Le metamorfosi di Topolino: a 85 anni diventa un eroe del pensiero filosofico, come Cartesio
Scaltro. Integerrimo. Democratico. Fascista. Sciovinista. Maschilista, americano nel midollo con venature europeiste e, a seconda dei periodi e dei processi di interpretazione estetica e rivisitazione culturale, politicamente corretto o meno. Oggi, addirittura, pignolo e supponente con antipatici richiami ai rigori montiani, quando non anticonformista ribelle, in avanguardistico stile grillino: in prolifici decenni di vita fumettistica e cinematografica, sul mitico Topolino, nato nel 1928 dalla geniale penna di Walt Disney, è stato detto tutto e il suo contrario, eppure, evidentemente, ancora non abbastanza.
Inesauribile fonte di speculazioni e associazioni, oggi l’ottantacinquenne Mickey Mouse in continua metamorfosi, torna al centro del dibattito socio-letterario grazie a un libro edito da Guanda, La filosofia di Topolino, firmato a quattro mani da Giulio Giorello, filosofo della scienza e brillante saggista, e da una sua collaboratrice, studiosa di filosofia politica, Ilaria Cozzaglio. Una nuova analisi critica del poliedrico personaggio, amato dalla famiglia Mussolini e definito da Ezra Pound «il più grande poeta d’America vivente», che stavolta sconfina finanche nell’universo filosofico, andando a scomodare addirittura Cartesio. Perché nella nuova rilettura filosofica di Giorello, l’infaticabile roditore, detective incorruttibile alla ricerca della verità investigativa, diventa un topo che medita e, dunque, per sillogismo aristotelico, un animale che dubita, esattamente come Cartesio definisce se stesso nelle Meditazioni metafisiche. «Dubito, ergo sum… Topolino», è quindi l’assioma di partenza dell’analisi proposta dal filosofo della scienza nel suo saggio, che promuove il leggendario roditore al rango di progressista antimetafisico, spingendolo oltre le colonne d’Ercole dei confini artistici, in nome di una sorta di viaggio omerico-fumettistico, in cerca di risposte in grado di appagare curiosità intellettuale e avventurosità sociologica, e stigmatizzando un nuovo punto di approdo nell’infinita peregrinazione interpretativa del mito Disney: le vicissitudini dell’eroe cartoon riflettono tipiche situazioni filosofiche.

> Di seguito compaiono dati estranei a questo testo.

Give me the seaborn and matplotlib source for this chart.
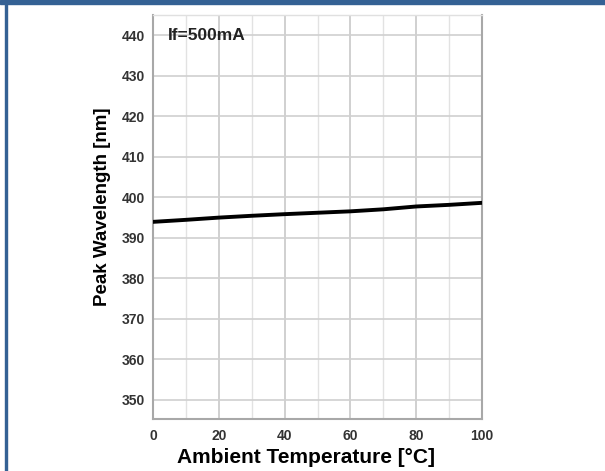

E allora, esaminando una rosa di racconti esemplari, usciti tra gli anni Trenta e Sessanta, Giorello e la sua coautrice, partendo dal criterio matematico dell’analogia, leggono tra le righe di ruoli, atteggiamenti ed esiti narrativi ascrivibili tra protagonisti e comprimari all’universo di Topolinia, una serie di parallelismi filosofici, di allegorie letterarie e di rimandi scientifici, tali da indurre Giorello a dichiarare con certezza che il suo Topolino «empirista rigoroso, è un antimetafisico con il senso della relatività». Una rivoluzione copernicana applicata al pianeta Disney e ai satelliti degli stereotipi che gli ruotano intorno, che da Einstein ad Alan Turing, passando per l’Ulisse di Joyce, scomoda illustri precedenti per ridefinire la galassia di Topolino che diventa, nel saggio edito da Guanda – per dirla con le parole dello stesso autore – «un genio perturbatore che, per spregiudicatezza nel mettere in discussione la costellazione degli stereotipi, non ha nulla da invidiare a Russell, Lévi-Strauss o Feyerabend». Parola di filosofo.